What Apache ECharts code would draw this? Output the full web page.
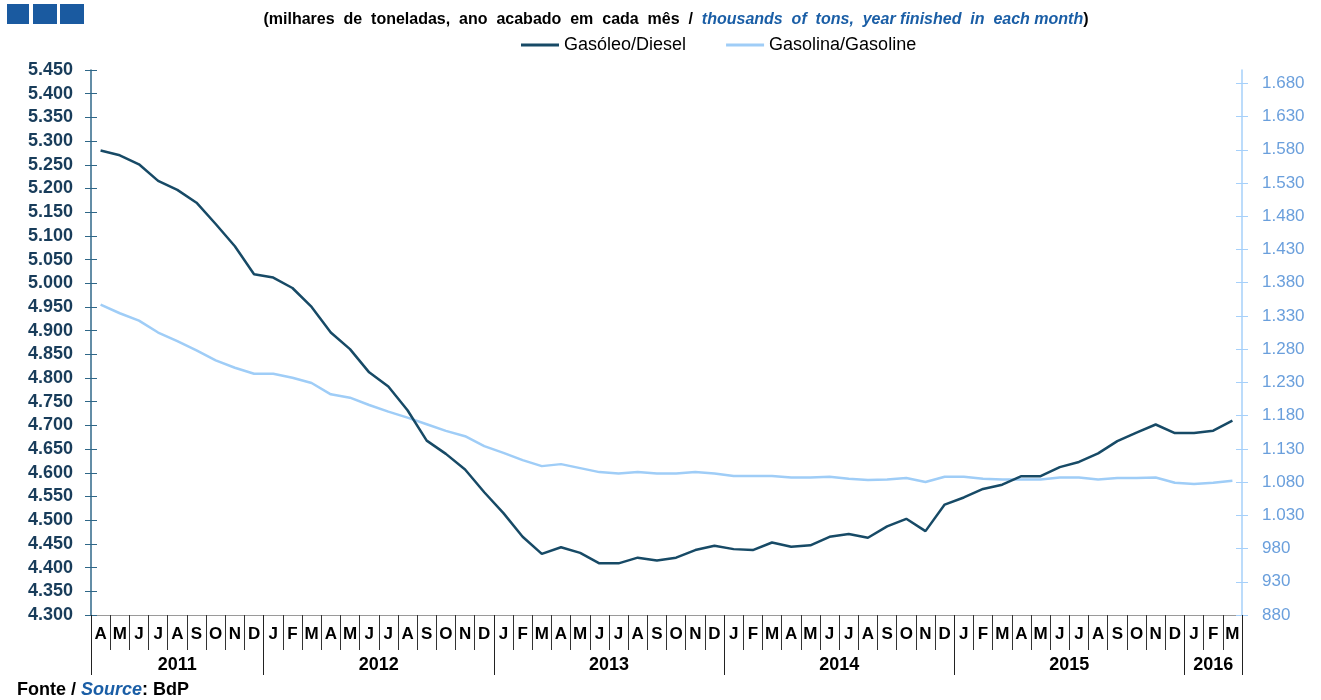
<!DOCTYPE html>
<html>
<head>
<meta charset="utf-8">
<script src="https://cdn.jsdelivr.net/npm/echarts@6/dist/echarts.min.js"></script>
<style>
  html, body { margin: 0; padding: 0; background: #fff; }
  #chart { width: 1321px; height: 700px; }
</style>
</head>
<body>
<div id="chart"></div>
<script>
// Monthly categories, April 2011 to March 2016
const months = ['A','M','J','J','A','S','O','N','D',
  'J','F','M','A','M','J','J','A','S','O','N','D',
  'J','F','M','A','M','J','J','A','S','O','N','D',
  'J','F','M','A','M','J','J','A','S','O','N','D',
  'J','F','M','A','M','J','J','A','S','O','N','D',
  'J','F','M'];
const years = ['2011','2012','2013','2014','2015','2016'];
const monthsPerYear = [9, 12, 12, 12, 12, 3];

// Gasóleo / Diesel (left axis), thousands of tons, 12-month total
const diesel = [5280,5270,5251,5216,5197,5170,5125,5078,5019,
  5012,4990,4950,4896,4861,4812,4782,4732,4668,4640,4607,4559,
  4515,4465,4429,4443,4431,4409,4409,4421,4415,4421,4437,4446,
  4439,4437,4453,4444,4447,4465,4471,4463,4487,4503,4477,4533,
  4548,4566,4575,4593,4593,4612,4623,4641,4667,4685,4702,4684,
  4684,4689,4710];

// Gasolina / Gasoline (right axis)
const gasoline = [1347,1334,1323,1305,1292,1278,1263,1252,1243,
  1243,1237,1229,1212,1207,1196,1186,1177,1167,1157,1149,1134,
  1124,1113,1104,1107,1101,1095,1093,1095,1093,1093,1095,1093,
  1089,1089,1089,1087,1087,1088,1085,1083,1084,1086,1080,1088,
  1088,1085,1084,1084,1084,1087,1087,1084,1086,1086,1087,1079,
  1077,1079,1082];

const rightTicks = [880,930,980,1030,1080,1130,1180,1230,1280,1330,1380,1430,1480,1530,1580,1630,1680];

// Year boundaries and centres along the month axis
const yearEdges = [0];
const yearCentres = [];
monthsPerYear.forEach(n => {
  const start = yearEdges[yearEdges.length - 1];
  yearCentres.push(start + n / 2);
  yearEdges.push(start + n);
});

const fmtThousands = v => {
  const s = String(Math.round(v));
  return s.replace(/\B(?=(\d{3})+(?!\d))/g, '.');
};

const DIESEL = '#174a66';
const GASOLINE = '#9fcdf7';
const FONT = '"Liberation Sans", Arial, sans-serif';

const chart = echarts.init(document.getElementById('chart'), null, { renderer: 'canvas' });

chart.setOption({
  animation: false,
  textStyle: { fontFamily: FONT },
  title: {
    left: 671,
    textAlign: 'center',
    top: 7,
    text: '{a|(milhares  de  toneladas,  ano  acabado  em  cada  mês  /  }{b|thousands  of  tons,  year finished  in  each month}{a|)}',
    textStyle: {
      rich: {
        a: { fontFamily: FONT, fontSize: 16, fontWeight: 'bold', color: '#000' },
        b: { fontFamily: FONT, fontSize: 16, fontWeight: 'bold', fontStyle: 'italic', color: '#1a5ea6' }
      }
    }
  },
  legend: {
    top: 31,
    left: 516,
    itemWidth: 38,
    itemHeight: 3,
    itemGap: 40,
    icon: 'rect',
    textStyle: { fontFamily: FONT, fontSize: 18, color: '#000' },
    data: [
      { name: 'Gasóleo/Diesel', itemStyle: { color: DIESEL } },
      { name: 'Gasolina/Gasoline', itemStyle: { color: GASOLINE } }
    ]
  },
  grid: { left: 91, right: 79, top: 70, bottom: 85 },
  xAxis: [
    {
      type: 'category',
      data: months,
      boundaryGap: true,
      axisLine: { lineStyle: { color: '#9a9a9a', width: 1 } },
      axisTick: { show: true, interval: 0, length: 35, lineStyle: { color: '#333', width: 1 } },
      axisLabel: { interval: 0, margin: 11, fontFamily: FONT, fontSize: 17, fontWeight: 'bold', color: '#000' },
      splitLine: { show: false }
    },
    {
      type: 'value',
      min: 0,
      max: months.length,
      position: 'bottom',
      axisLine: { show: false },
      axisTick: { show: true, length: 60, customValues: yearEdges, lineStyle: { color: '#222', width: 1 } },
      axisLabel: {
        customValues: yearCentres,
        margin: 41,
        fontFamily: FONT, fontSize: 18, fontWeight: 'bold', color: '#000',
        formatter: v => {
          const i = yearCentres.findIndex(c => Math.abs(c - v) < 1e-6);
          return i >= 0 ? years[i] : '';
        }
      },
      splitLine: { show: false }
    }
  ],
  yAxis: [
    {
      type: 'value',
      position: 'left',
      min: 4300, max: 5450, interval: 50,
      axisLine: { show: true, lineStyle: { color: '#2f6788', width: 1.5 } },
      axisTick: { show: true, length: 6, lineStyle: { color: '#2f6788' } },
      axisLabel: { margin: 18, fontFamily: FONT, fontSize: 18, fontWeight: 'bold', color: '#183c5a', formatter: fmtThousands },
      splitLine: { show: false }
    },
    {
      type: 'value',
      position: 'right',
      min: 880, max: 1700,
      axisLine: { show: true, lineStyle: { color: '#a6d0fa', width: 1.5 } },
      axisTick: { show: true, length: 6, customValues: rightTicks, lineStyle: { color: '#a6d0fa' } },
      axisLabel: { margin: 20, customValues: rightTicks, fontFamily: FONT, fontSize: 17, color: '#6a9fdc', formatter: fmtThousands },
      splitLine: { show: false }
    },
    {
      // inner half of the left tick marks
      type: 'value',
      position: 'left',
      min: 4300, max: 5450, interval: 50,
      axisLine: { show: false },
      axisTick: { show: true, inside: true, length: 6, lineStyle: { color: '#2f6788' } },
      axisLabel: { show: false },
      splitLine: { show: false }
    },
    {
      // inner half of the right tick marks
      type: 'value',
      position: 'right',
      min: 880, max: 1700,
      axisLine: { show: false },
      axisTick: { show: true, inside: true, length: 6, customValues: rightTicks, lineStyle: { color: '#a6d0fa' } },
      axisLabel: { show: false },
      splitLine: { show: false }
    }
  ],
  series: [
    {
      name: 'Gasóleo/Diesel',
      type: 'line',
      xAxisIndex: 0,
      yAxisIndex: 0,
      data: diesel,
      showSymbol: false,
      lineStyle: { color: DIESEL, width: 2.5 },
      itemStyle: { color: DIESEL },
      z: 3
    },
    {
      name: 'Gasolina/Gasoline',
      type: 'line',
      xAxisIndex: 0,
      yAxisIndex: 1,
      data: gasoline,
      showSymbol: false,
      lineStyle: { color: GASOLINE, width: 2.5 },
      itemStyle: { color: GASOLINE },
      z: 2
    }
  ],
  graphic: [
    { type: 'rect', left: 7, top: 4, shape: { width: 22, height: 20 }, style: { fill: '#1a5aa0' } },
    { type: 'rect', left: 33, top: 4, shape: { width: 24, height: 20 }, style: { fill: '#1a5aa0' } },
    { type: 'rect', left: 60, top: 4, shape: { width: 24, height: 20 }, style: { fill: '#1a5aa0' } },
    {
      type: 'text',
      left: 17,
      top: 681,
      style: {
        text: '{a|Fonte / }{b|Source}{a|: BdP}',
        rich: {
          a: { fontFamily: FONT, fontSize: 18, fontWeight: 'bold', fill: '#000' },
          b: { fontFamily: FONT, fontSize: 18, fontWeight: 'bold', fontStyle: 'italic', fill: '#1a5ea6' }
        }
      }
    }
  ]
});
</script>
</body>
</html>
# # # # # # #
Do this -
Set the listing down in full and exactly. Pictures within it should not appear in the copy.

Output of the task -
What Apache ECharts code would draw this? Output the full web page.
<!DOCTYPE html>
<html>
<head>
<meta charset="utf-8">
<script src="https://cdn.jsdelivr.net/npm/echarts@6/dist/echarts.min.js"></script>
<style>
  html, body { margin: 0; padding: 0; background: #fff; }
  #chart { width: 1321px; height: 700px; }
</style>
</head>
<body>
<div id="chart"></div>
<script>
// Monthly categories, April 2011 to March 2016
const months = ['A','M','J','J','A','S','O','N','D',
  'J','F','M','A','M','J','J','A','S','O','N','D',
  'J','F','M','A','M','J','J','A','S','O','N','D',
  'J','F','M','A','M','J','J','A','S','O','N','D',
  'J','F','M','A','M','J','J','A','S','O','N','D',
  'J','F','M'];
const years = ['2011','2012','2013','2014','2015','2016'];
const monthsPerYear = [9, 12, 12, 12, 12, 3];

// Gasóleo / Diesel (left axis), thousands of tons, 12-month total
const diesel = [5280,5270,5251,5216,5197,5170,5125,5078,5019,
  5012,4990,4950,4896,4861,4812,4782,4732,4668,4640,4607,4559,
  4515,4465,4429,4443,4431,4409,4409,4421,4415,4421,4437,4446,
  4439,4437,4453,4444,4447,4465,4471,4463,4487,4503,4477,4533,
  4548,4566,4575,4593,4593,4612,4623,4641,4667,4685,4702,4684,
  4684,4689,4710];

// Gasolina / Gasoline (right axis)
const gasoline = [1347,1334,1323,1305,1292,1278,1263,1252,1243,
  1243,1237,1229,1212,1207,1196,1186,1177,1167,1157,1149,1134,
  1124,1113,1104,1107,1101,1095,1093,1095,1093,1093,1095,1093,
  1089,1089,1089,1087,1087,1088,1085,1083,1084,1086,1080,1088,
  1088,1085,1084,1084,1084,1087,1087,1084,1086,1086,1087,1079,
  1077,1079,1082];

const rightTicks = [880,930,980,1030,1080,1130,1180,1230,1280,1330,1380,1430,1480,1530,1580,1630,1680];

// Year boundaries and centres along the month axis
const yearEdges = [0];
const yearCentres = [];
monthsPerYear.forEach(n => {
  const start = yearEdges[yearEdges.length - 1];
  yearCentres.push(start + n / 2);
  yearEdges.push(start + n);
});

const fmtThousands = v => {
  const s = String(Math.round(v));
  return s.replace(/\B(?=(\d{3})+(?!\d))/g, '.');
};

const DIESEL = '#174a66';
const GASOLINE = '#9fcdf7';
const FONT = '"Liberation Sans", Arial, sans-serif';

const chart = echarts.init(document.getElementById('chart'), null, { renderer: 'canvas' });

chart.setOption({
  animation: false,
  textStyle: { fontFamily: FONT },
  title: {
    left: 671,
    textAlign: 'center',
    top: 7,
    text: '{a|(milhares  de  toneladas,  ano  acabado  em  cada  mês  /  }{b|thousands  of  tons,  year finished  in  each month}{a|)}',
    textStyle: {
      rich: {
        a: { fontFamily: FONT, fontSize: 16, fontWeight: 'bold', color: '#000' },
        b: { fontFamily: FONT, fontSize: 16, fontWeight: 'bold', fontStyle: 'italic', color: '#1a5ea6' }
      }
    }
  },
  legend: {
    top: 31,
    left: 516,
    itemWidth: 38,
    itemHeight: 3,
    itemGap: 40,
    icon: 'rect',
    textStyle: { fontFamily: FONT, fontSize: 18, color: '#000' },
    data: [
      { name: 'Gasóleo/Diesel', itemStyle: { color: DIESEL } },
      { name: 'Gasolina/Gasoline', itemStyle: { color: GASOLINE } }
    ]
  },
  grid: { left: 91, right: 79, top: 70, bottom: 85 },
  xAxis: [
    {
      type: 'category',
      data: months,
      boundaryGap: true,
      axisLine: { lineStyle: { color: '#9a9a9a', width: 1 } },
      axisTick: { show: true, interval: 0, length: 35, lineStyle: { color: '#333', width: 1 } },
      axisLabel: { interval: 0, margin: 11, fontFamily: FONT, fontSize: 17, fontWeight: 'bold', color: '#000' },
      splitLine: { show: false }
    },
    {
      type: 'value',
      min: 0,
      max: months.length,
      position: 'bottom',
      axisLine: { show: false },
      axisTick: { show: true, length: 60, customValues: yearEdges, lineStyle: { color: '#222', width: 1 } },
      axisLabel: {
        customValues: yearCentres,
        margin: 41,
        fontFamily: FONT, fontSize: 18, fontWeight: 'bold', color: '#000',
        formatter: v => {
          const i = yearCentres.findIndex(c => Math.abs(c - v) < 1e-6);
          return i >= 0 ? years[i] : '';
        }
      },
      splitLine: { show: false }
    }
  ],
  yAxis: [
    {
      type: 'value',
      position: 'left',
      min: 4300, max: 5450, interval: 50,
      axisLine: { show: true, lineStyle: { color: '#2f6788', width: 1.5 } },
      axisTick: { show: true, length: 6, lineStyle: { color: '#2f6788' } },
      axisLabel: { margin: 18, fontFamily: FONT, fontSize: 18, fontWeight: 'bold', color: '#183c5a', formatter: fmtThousands },
      splitLine: { show: false }
    },
    {
      type: 'value',
      position: 'right',
      min: 880, max: 1700,
      axisLine: { show: true, lineStyle: { color: '#a6d0fa', width: 1.5 } },
      axisTick: { show: true, length: 6, customValues: rightTicks, lineStyle: { color: '#a6d0fa' } },
      axisLabel: { margin: 20, customValues: rightTicks, fontFamily: FONT, fontSize: 17, color: '#6a9fdc', formatter: fmtThousands },
      splitLine: { show: false }
    },
    {
      // inner half of the left tick marks
      type: 'value',
      position: 'left',
      min: 4300, max: 5450, interval: 50,
      axisLine: { show: false },
      axisTick: { show: true, inside: true, length: 6, lineStyle: { color: '#2f6788' } },
      axisLabel: { show: false },
      splitLine: { show: false }
    },
    {
      // inner half of the right tick marks
      type: 'value',
      position: 'right',
      min: 880, max: 1700,
      axisLine: { show: false },
      axisTick: { show: true, inside: true, length: 6, customValues: rightTicks, lineStyle: { color: '#a6d0fa' } },
      axisLabel: { show: false },
      splitLine: { show: false }
    }
  ],
  series: [
    {
      name: 'Gasóleo/Diesel',
      type: 'line',
      xAxisIndex: 0,
      yAxisIndex: 0,
      data: diesel,
      showSymbol: false,
      lineStyle: { color: DIESEL, width: 2.5 },
      itemStyle: { color: DIESEL },
      z: 3
    },
    {
      name: 'Gasolina/Gasoline',
      type: 'line',
      xAxisIndex: 0,
      yAxisIndex: 1,
      data: gasoline,
      showSymbol: false,
      lineStyle: { color: GASOLINE, width: 2.5 },
      itemStyle: { color: GASOLINE },
      z: 2
    }
  ],
  graphic: [
    { type: 'rect', left: 7, top: 4, shape: { width: 22, height: 20 }, style: { fill: '#1a5aa0' } },
    { type: 'rect', left: 33, top: 4, shape: { width: 24, height: 20 }, style: { fill: '#1a5aa0' } },
    { type: 'rect', left: 60, top: 4, shape: { width: 24, height: 20 }, style: { fill: '#1a5aa0' } },
    {
      type: 'text',
      left: 17,
      top: 681,
      style: {
        text: '{a|Fonte / }{b|Source}{a|: BdP}',
        rich: {
          a: { fontFamily: FONT, fontSize: 18, fontWeight: 'bold', fill: '#000' },
          b: { fontFamily: FONT, fontSize: 18, fontWeight: 'bold', fontStyle: 'italic', fill: '#1a5ea6' }
        }
      }
    }
  ]
});
</script>
</body>
</html>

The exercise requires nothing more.